start
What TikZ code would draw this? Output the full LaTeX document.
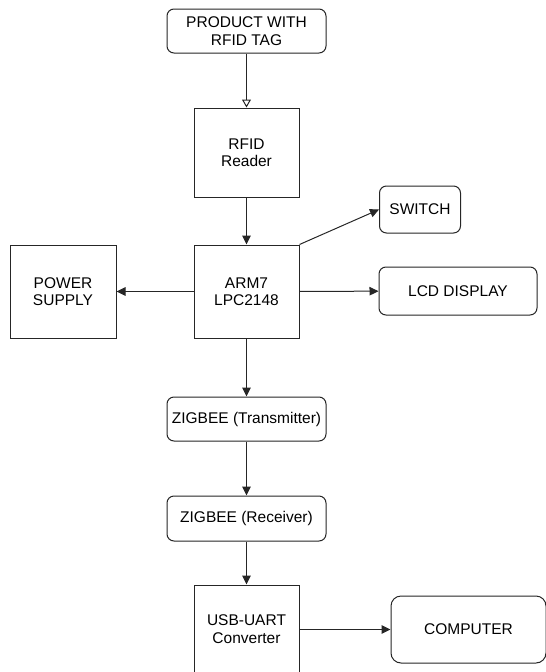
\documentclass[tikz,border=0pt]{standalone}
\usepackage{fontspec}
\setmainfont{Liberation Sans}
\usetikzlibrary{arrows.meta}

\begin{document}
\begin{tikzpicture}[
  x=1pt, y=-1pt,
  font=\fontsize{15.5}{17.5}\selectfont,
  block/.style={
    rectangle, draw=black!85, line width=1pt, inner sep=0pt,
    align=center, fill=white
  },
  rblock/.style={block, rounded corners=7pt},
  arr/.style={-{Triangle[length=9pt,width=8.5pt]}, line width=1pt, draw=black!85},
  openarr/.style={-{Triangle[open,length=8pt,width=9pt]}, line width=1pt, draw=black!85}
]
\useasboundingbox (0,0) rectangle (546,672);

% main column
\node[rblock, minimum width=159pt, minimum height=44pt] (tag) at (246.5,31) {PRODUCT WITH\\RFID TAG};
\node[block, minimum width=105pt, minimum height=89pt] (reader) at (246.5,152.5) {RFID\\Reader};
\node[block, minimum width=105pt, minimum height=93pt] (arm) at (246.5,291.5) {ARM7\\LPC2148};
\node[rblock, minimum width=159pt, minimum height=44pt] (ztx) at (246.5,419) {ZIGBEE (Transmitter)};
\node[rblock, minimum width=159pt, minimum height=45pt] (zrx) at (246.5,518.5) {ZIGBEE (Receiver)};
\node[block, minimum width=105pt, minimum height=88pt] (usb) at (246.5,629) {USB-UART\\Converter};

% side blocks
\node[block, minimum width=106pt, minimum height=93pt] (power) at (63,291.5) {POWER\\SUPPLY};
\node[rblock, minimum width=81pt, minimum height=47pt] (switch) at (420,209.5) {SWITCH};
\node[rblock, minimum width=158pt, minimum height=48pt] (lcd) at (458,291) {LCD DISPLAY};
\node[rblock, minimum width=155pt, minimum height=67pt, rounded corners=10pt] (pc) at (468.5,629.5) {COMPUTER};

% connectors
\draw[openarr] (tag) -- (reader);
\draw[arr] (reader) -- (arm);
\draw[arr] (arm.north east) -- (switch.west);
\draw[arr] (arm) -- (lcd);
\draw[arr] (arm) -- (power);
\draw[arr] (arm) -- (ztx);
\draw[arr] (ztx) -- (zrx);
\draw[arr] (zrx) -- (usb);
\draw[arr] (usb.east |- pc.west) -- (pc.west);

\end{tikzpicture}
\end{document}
end
start
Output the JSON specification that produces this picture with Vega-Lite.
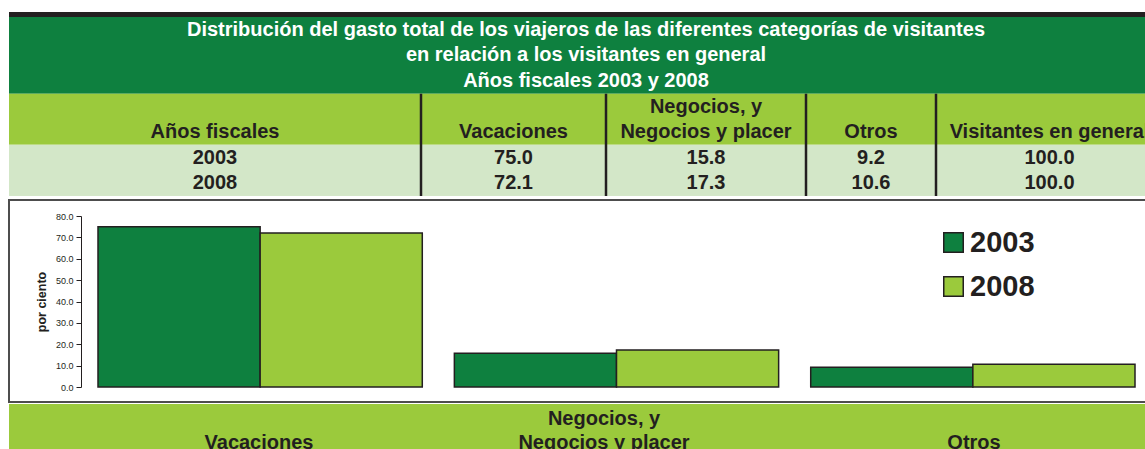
end
start
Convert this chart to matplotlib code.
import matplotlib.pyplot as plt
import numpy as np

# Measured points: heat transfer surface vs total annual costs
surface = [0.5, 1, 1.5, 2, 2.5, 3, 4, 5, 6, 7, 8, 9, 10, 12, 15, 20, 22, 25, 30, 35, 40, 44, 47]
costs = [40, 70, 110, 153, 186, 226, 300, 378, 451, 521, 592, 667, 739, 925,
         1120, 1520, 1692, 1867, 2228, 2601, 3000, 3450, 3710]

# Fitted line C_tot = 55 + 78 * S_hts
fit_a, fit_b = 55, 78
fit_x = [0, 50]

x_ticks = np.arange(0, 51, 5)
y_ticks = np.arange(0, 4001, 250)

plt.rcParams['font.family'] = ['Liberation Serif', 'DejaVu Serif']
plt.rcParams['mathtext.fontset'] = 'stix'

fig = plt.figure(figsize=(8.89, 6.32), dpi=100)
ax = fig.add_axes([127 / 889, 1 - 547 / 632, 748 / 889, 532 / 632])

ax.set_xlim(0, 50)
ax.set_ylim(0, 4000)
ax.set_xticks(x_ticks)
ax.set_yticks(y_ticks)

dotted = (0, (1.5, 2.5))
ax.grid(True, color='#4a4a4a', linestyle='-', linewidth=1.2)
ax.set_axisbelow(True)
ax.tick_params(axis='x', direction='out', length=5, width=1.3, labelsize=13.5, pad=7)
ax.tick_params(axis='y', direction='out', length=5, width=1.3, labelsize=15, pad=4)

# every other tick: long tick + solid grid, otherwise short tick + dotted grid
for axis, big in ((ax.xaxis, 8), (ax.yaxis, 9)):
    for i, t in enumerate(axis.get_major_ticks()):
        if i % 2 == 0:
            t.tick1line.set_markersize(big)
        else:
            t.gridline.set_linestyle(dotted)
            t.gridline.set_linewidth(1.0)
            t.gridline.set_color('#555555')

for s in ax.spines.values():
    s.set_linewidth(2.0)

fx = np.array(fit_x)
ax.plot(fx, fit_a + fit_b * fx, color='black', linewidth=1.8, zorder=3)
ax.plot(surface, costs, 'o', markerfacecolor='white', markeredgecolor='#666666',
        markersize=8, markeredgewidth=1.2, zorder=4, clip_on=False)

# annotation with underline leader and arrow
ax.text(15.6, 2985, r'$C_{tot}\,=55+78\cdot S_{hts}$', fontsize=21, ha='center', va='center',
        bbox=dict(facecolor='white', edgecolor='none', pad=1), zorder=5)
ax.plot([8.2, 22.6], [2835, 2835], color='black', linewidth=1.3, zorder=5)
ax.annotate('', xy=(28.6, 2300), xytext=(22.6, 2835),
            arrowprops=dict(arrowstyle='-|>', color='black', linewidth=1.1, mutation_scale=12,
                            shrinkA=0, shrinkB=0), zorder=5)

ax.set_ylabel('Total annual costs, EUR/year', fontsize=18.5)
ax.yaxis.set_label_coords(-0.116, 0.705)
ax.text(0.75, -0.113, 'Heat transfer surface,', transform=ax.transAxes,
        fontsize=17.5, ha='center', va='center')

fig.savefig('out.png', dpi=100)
end
In the entries above, find every line with the word "code" and list it.

# Exercise output
What TikZ code would draw this? Output the full LaTeX document.
Convert this chart to matplotlib code.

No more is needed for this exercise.